Convective Outlook: Wed 11 May 2016
LOW
SLGT
MDT
HIGH
SVR
What do these risk levels mean?
Convective Outlook

VALID 06:00 UTC Wed 11 May 2016 - 05:59 UTC Thu 12 May 2016

ISSUED 19:21 UTC Tue 10 May 2016

ISSUED BY: Dan

Large upper low west of Biscay will begin to flatten and expand W-E on Wednesday. At the surface, a slow-moving frontal boundary will tend to stall across northern England / north Wales. To the south of this boundary, slack flow (with local convergence zones) and developing insolation, in an environment with steepening lapse rates, will generate a few scattered slow-moving showers and thunderstorms. That said, lapse rates are marginally improved on Tuesdays, but still would prefer to see higher lapse rates for more frequent lightning potential.


DLS is weak and so any showers/storms that do develop will be poorly organised, limiting their severe potential significantly. However, given moist air mass (PWAT in upper 20s mm) and considering slow storm motion, then greatest risk will be from minor surface water flooding from prolonged downpours.

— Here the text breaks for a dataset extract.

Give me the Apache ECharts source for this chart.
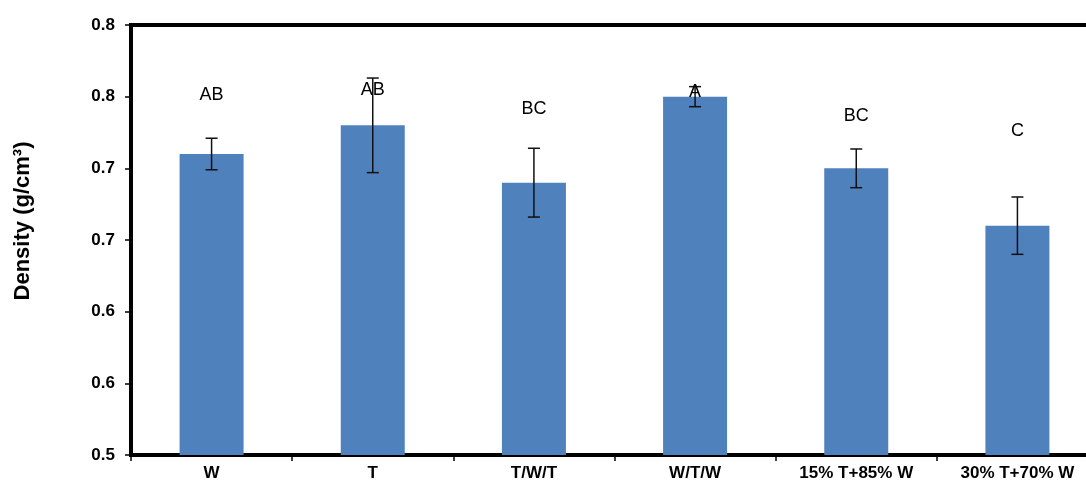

Hail locally up to 1.5cm in diameter is possible from any stronger cores, and given low LCLs and some wind convergence, a couple of reports of funnels / weak tornadoes will be possible.

Attention is also given to showers/thunderstorms that may develop over the BeNeLux countries during Wednesday, as these may drift westwards to affect parts of East Anglia / SE England during the early hours of Thursday, albeit while probably weakening as they drift across the North Sea. Most NWP suggests an increase in elevated convection developing over the North Sea and drifting into North Yorkshire during Wednesday night.